**Task details:** In the records below, find the line that contains "Rebuild this chart as a component, using" and the line that contains "const bEV = [0, 2.8, 4.9, 6.3, 7.25, 7.58];"; write out exactly those two lines and everything between them, without the pictures.

(Source code of charts)
Start

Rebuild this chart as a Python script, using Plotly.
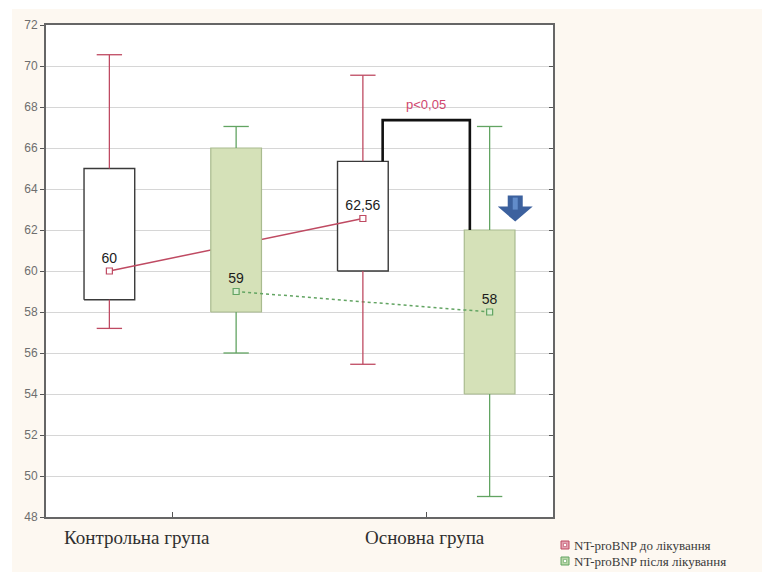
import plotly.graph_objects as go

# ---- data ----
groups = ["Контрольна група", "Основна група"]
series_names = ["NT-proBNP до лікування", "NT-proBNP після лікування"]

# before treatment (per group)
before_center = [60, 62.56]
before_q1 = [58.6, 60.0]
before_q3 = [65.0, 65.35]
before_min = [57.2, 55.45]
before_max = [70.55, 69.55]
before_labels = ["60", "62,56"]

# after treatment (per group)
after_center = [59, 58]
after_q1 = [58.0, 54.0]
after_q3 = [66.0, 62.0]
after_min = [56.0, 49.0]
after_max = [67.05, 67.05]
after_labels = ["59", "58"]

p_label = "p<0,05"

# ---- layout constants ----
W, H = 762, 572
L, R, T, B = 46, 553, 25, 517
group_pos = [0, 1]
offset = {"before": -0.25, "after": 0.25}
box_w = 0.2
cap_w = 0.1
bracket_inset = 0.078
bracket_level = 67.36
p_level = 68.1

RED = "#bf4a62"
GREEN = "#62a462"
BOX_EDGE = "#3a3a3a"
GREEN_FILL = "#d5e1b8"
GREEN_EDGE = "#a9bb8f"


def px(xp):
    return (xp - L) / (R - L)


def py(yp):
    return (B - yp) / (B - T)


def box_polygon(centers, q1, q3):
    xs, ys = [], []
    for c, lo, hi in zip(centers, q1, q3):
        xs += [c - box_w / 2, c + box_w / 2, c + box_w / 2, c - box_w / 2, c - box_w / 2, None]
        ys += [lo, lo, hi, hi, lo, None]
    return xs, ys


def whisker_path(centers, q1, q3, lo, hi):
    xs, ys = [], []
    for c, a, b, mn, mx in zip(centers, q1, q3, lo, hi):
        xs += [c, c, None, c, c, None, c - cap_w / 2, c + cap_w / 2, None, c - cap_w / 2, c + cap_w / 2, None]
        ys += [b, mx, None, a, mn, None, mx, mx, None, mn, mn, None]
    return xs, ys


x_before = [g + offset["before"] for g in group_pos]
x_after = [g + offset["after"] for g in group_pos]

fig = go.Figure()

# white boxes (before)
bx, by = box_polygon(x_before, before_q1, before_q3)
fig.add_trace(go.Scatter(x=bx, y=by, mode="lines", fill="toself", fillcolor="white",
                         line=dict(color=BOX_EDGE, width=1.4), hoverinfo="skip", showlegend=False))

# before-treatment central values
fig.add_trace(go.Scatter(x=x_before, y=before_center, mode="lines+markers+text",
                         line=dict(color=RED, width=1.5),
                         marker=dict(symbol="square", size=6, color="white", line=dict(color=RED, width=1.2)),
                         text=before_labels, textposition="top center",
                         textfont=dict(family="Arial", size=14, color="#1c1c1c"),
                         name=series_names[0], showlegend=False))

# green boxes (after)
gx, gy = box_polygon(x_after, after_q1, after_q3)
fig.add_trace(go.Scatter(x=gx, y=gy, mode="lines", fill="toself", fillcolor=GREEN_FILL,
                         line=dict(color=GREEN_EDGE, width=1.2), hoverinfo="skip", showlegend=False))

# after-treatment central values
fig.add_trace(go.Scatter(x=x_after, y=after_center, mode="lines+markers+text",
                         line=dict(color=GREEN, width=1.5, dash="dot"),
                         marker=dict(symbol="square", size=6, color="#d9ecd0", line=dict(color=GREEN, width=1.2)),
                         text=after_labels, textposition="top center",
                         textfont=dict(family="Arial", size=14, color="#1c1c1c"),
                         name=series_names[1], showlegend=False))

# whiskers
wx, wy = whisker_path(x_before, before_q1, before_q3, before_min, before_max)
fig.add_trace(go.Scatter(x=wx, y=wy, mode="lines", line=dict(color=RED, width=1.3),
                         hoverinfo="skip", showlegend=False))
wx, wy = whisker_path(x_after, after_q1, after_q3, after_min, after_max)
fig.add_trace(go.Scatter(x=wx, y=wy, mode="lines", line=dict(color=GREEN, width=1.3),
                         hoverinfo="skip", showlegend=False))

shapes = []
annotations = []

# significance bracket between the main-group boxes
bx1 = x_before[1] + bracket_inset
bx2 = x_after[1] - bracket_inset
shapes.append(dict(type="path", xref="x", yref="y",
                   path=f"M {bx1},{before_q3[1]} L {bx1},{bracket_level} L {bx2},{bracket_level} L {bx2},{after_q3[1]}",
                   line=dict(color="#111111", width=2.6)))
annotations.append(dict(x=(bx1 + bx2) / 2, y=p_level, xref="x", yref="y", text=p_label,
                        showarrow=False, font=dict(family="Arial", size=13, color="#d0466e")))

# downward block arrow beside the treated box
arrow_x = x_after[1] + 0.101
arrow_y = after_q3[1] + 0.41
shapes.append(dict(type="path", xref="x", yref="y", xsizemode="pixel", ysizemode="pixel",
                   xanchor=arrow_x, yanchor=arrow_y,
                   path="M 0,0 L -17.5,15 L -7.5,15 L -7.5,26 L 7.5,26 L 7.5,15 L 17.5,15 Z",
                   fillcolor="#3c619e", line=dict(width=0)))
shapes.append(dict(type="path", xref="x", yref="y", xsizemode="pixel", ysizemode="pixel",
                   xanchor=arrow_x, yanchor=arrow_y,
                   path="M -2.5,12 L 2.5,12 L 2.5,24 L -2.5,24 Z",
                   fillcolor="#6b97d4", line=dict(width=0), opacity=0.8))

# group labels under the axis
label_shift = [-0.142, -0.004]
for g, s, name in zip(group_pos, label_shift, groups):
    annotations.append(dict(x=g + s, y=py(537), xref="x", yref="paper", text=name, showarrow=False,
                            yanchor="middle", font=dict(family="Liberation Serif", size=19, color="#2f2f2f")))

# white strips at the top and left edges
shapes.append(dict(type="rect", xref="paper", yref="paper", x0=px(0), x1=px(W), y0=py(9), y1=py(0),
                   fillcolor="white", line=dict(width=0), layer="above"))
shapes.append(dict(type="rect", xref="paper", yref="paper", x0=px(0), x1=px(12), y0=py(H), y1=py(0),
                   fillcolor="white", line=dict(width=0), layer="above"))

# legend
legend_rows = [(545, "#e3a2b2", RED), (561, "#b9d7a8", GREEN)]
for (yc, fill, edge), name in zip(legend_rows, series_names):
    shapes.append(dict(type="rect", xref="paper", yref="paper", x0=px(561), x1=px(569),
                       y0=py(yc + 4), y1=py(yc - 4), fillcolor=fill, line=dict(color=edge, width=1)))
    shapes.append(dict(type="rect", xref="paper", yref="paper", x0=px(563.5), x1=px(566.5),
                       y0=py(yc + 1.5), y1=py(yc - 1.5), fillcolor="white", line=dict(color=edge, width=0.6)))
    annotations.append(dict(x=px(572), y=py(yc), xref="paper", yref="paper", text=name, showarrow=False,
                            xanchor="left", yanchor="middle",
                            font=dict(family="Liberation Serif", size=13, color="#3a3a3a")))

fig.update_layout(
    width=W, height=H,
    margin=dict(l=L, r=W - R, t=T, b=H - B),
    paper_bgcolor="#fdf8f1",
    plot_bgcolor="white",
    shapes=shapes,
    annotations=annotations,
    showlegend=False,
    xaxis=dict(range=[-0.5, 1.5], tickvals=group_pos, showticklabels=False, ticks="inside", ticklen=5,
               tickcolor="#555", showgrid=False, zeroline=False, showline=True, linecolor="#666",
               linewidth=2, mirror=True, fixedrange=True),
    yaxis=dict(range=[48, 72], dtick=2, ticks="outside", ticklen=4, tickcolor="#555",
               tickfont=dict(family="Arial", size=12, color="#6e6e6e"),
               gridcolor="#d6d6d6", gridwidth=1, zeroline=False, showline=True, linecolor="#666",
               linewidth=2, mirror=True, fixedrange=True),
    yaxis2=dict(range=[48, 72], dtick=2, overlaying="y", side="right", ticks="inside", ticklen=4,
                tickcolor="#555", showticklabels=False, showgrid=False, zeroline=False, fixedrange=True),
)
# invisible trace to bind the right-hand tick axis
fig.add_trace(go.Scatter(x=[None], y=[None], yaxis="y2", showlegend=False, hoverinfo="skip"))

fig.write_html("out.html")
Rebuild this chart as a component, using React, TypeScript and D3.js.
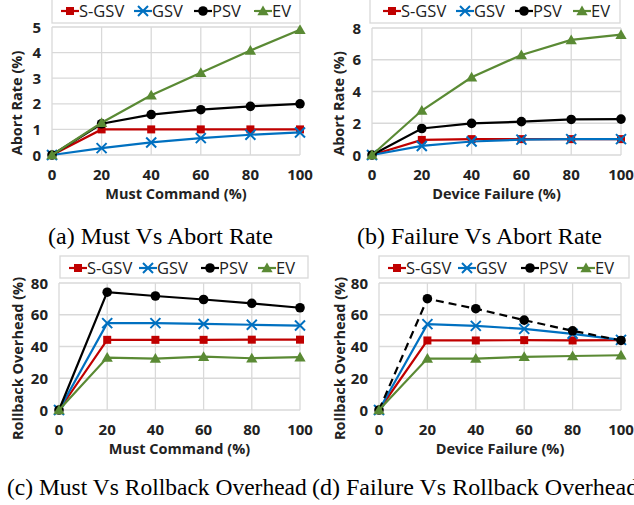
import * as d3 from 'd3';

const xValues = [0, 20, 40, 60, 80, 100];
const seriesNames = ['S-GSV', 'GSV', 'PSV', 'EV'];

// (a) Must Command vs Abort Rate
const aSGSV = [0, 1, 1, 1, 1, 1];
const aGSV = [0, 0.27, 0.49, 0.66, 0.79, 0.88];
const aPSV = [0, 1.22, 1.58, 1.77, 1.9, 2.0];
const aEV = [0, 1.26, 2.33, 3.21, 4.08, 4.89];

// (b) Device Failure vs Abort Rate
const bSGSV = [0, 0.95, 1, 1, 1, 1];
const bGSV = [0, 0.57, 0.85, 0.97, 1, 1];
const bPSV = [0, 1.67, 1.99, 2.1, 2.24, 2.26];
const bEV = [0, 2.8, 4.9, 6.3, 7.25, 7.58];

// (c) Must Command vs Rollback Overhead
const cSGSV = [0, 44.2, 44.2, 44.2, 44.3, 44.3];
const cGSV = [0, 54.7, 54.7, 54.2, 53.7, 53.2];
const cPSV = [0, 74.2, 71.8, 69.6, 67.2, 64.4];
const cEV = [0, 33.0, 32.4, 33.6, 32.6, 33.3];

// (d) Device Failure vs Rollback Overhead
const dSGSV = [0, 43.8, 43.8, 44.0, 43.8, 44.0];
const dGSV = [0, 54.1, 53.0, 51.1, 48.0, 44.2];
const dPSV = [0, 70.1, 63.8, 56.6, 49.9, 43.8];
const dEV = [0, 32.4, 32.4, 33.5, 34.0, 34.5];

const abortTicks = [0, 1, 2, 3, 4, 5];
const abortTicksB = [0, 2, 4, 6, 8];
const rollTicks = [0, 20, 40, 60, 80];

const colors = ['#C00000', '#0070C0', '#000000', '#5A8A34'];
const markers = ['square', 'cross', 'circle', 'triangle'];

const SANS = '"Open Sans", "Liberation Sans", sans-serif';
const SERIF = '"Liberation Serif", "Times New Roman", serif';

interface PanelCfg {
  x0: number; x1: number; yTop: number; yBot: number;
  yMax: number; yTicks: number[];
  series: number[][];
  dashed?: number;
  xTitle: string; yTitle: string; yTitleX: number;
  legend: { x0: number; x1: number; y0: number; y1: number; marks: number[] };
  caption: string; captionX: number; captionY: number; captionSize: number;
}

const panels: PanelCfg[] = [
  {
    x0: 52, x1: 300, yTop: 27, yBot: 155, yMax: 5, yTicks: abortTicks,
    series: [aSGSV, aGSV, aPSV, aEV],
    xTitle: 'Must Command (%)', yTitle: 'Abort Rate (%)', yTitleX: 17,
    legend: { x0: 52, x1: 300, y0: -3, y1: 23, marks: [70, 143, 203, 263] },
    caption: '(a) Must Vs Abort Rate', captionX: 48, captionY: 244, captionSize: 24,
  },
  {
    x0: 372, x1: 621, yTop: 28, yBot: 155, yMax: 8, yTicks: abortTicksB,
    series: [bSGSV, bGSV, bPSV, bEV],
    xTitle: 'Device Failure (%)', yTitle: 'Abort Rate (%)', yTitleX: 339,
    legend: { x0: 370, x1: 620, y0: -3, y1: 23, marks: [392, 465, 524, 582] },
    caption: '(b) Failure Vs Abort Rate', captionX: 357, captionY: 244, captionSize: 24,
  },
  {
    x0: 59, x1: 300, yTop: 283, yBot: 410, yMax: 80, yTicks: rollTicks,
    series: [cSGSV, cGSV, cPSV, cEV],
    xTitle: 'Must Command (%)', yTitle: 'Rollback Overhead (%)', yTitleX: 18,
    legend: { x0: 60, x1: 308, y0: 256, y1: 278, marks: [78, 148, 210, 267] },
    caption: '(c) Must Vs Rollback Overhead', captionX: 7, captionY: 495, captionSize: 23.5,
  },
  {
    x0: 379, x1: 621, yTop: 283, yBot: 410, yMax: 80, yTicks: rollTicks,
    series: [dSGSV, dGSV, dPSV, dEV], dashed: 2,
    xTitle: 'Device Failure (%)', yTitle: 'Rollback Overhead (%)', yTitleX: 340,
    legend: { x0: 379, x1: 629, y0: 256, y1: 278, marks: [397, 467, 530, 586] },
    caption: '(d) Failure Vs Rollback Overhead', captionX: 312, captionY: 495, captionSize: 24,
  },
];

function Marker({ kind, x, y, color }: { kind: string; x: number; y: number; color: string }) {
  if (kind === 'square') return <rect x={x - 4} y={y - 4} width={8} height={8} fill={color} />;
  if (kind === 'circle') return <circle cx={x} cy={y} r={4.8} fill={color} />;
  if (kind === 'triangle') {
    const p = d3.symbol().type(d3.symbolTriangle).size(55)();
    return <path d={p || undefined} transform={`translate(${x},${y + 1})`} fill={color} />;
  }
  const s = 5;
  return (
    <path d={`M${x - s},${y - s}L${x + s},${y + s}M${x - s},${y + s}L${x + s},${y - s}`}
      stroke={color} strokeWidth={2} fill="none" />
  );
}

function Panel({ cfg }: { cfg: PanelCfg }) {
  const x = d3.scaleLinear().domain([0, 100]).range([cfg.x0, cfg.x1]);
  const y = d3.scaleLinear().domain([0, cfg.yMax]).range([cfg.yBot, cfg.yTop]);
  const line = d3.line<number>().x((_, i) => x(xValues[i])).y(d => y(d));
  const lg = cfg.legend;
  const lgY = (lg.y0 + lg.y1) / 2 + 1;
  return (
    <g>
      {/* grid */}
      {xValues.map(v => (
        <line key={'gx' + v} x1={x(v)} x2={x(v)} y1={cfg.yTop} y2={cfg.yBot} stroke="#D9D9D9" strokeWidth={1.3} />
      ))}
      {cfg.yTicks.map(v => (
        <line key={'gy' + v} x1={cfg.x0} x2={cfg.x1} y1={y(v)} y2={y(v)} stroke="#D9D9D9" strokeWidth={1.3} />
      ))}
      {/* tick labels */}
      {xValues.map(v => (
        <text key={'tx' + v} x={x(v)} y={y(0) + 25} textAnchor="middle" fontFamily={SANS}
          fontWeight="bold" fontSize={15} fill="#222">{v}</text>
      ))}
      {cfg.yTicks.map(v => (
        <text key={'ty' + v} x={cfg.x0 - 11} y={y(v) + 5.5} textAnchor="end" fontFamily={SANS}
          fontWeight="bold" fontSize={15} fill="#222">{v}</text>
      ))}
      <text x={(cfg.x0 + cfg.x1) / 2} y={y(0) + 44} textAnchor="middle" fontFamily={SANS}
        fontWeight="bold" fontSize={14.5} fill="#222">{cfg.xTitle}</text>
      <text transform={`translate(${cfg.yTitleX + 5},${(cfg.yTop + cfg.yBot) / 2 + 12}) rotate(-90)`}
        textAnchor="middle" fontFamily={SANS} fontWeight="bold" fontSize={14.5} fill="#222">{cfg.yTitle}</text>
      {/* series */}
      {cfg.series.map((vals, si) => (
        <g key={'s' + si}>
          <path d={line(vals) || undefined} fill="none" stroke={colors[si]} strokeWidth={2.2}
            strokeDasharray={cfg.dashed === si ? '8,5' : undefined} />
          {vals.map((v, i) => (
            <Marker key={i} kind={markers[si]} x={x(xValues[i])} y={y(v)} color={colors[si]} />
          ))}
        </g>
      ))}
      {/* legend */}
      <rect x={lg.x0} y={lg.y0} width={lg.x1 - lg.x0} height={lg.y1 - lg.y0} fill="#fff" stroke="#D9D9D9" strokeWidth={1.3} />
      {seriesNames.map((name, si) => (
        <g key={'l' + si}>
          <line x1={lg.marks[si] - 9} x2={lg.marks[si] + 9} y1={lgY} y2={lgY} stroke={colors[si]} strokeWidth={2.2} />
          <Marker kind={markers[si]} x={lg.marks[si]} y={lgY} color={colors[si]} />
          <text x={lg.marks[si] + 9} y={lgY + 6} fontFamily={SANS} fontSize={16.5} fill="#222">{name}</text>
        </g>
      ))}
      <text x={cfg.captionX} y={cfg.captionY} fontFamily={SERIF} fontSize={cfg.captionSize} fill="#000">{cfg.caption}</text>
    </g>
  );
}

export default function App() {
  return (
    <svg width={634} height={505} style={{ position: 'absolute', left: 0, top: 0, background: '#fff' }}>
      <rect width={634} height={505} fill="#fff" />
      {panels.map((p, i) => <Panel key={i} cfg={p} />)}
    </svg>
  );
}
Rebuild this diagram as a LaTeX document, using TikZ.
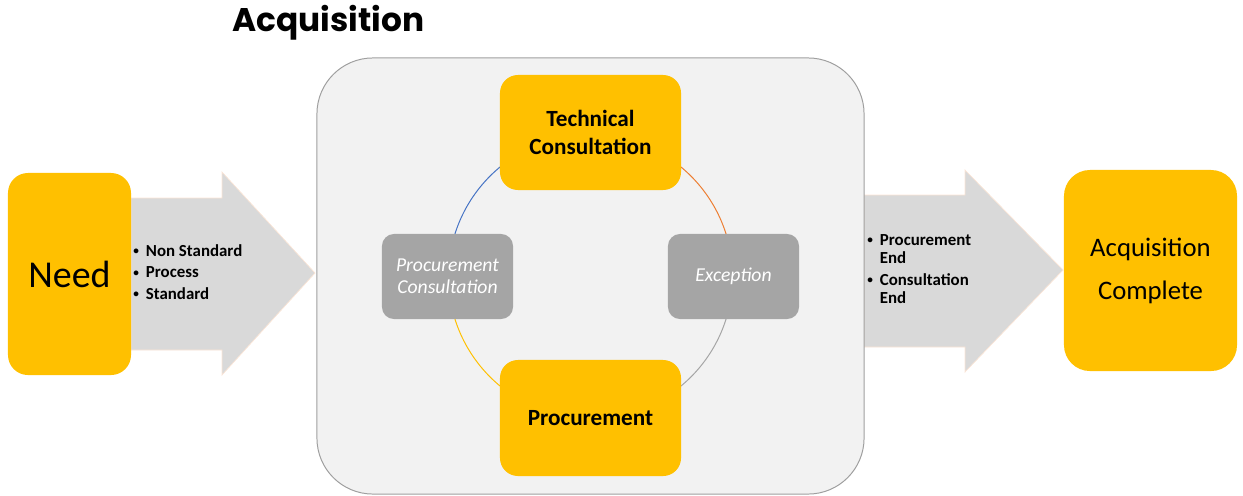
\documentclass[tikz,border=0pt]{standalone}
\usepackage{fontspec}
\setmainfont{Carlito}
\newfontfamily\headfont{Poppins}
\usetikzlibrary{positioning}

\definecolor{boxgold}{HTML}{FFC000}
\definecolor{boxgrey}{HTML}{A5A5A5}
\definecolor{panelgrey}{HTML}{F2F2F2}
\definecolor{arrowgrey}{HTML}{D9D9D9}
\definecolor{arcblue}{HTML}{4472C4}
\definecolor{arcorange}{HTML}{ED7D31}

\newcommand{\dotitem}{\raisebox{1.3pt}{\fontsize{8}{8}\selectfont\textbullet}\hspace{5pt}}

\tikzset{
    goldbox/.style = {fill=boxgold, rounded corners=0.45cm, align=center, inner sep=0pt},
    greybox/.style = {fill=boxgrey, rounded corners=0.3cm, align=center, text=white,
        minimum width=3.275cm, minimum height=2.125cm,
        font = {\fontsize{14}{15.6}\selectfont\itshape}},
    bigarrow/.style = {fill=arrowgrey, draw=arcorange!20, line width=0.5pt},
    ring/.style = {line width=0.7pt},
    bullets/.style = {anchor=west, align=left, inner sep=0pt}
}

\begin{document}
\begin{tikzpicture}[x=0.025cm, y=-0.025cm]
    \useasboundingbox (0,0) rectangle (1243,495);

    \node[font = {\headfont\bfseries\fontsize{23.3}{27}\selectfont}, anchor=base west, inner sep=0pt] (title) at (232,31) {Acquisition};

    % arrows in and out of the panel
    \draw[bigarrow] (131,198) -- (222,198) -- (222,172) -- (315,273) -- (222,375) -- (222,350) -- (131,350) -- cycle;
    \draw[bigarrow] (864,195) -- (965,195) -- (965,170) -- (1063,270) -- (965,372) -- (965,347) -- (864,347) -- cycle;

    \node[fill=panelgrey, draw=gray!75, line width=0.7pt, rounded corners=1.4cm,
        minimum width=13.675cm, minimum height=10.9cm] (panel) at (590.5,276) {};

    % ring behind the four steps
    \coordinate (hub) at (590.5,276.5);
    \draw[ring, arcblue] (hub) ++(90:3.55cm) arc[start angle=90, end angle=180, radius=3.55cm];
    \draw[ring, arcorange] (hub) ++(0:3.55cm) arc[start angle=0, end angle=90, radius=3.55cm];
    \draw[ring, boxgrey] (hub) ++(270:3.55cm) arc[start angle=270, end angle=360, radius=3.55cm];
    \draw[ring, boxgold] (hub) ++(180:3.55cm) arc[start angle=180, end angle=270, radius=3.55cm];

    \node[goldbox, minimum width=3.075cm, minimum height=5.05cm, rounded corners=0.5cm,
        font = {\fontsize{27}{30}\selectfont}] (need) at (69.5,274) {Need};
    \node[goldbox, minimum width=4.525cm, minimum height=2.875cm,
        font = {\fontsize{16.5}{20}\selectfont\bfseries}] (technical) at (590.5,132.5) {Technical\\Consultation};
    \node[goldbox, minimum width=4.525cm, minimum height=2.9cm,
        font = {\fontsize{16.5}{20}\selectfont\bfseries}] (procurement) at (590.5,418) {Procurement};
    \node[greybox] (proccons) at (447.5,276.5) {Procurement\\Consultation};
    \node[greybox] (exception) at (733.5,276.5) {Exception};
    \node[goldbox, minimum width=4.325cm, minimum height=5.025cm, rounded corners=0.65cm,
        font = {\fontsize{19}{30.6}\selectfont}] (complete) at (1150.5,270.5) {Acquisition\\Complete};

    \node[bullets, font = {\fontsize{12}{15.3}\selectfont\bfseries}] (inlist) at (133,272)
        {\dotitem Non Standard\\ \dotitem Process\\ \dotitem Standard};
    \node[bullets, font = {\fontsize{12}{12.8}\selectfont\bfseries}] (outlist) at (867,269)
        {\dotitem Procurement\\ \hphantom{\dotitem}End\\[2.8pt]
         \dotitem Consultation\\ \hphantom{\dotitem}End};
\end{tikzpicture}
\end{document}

End

**Finished answer:**
Rebuild this chart as a component, using React, TypeScript and D3.js.
import * as d3 from 'd3';

const xValues = [0, 20, 40, 60, 80, 100];
const seriesNames = ['S-GSV', 'GSV', 'PSV', 'EV'];

// (a) Must Command vs Abort Rate
const aSGSV = [0, 1, 1, 1, 1, 1];
const aGSV = [0, 0.27, 0.49, 0.66, 0.79, 0.88];
const aPSV = [0, 1.22, 1.58, 1.77, 1.9, 2.0];
const aEV = [0, 1.26, 2.33, 3.21, 4.08, 4.89];

// (b) Device Failure vs Abort Rate
const bSGSV = [0, 0.95, 1, 1, 1, 1];
const bGSV = [0, 0.57, 0.85, 0.97, 1, 1];
const bPSV = [0, 1.67, 1.99, 2.1, 2.24, 2.26];
const bEV = [0, 2.8, 4.9, 6.3, 7.25, 7.58];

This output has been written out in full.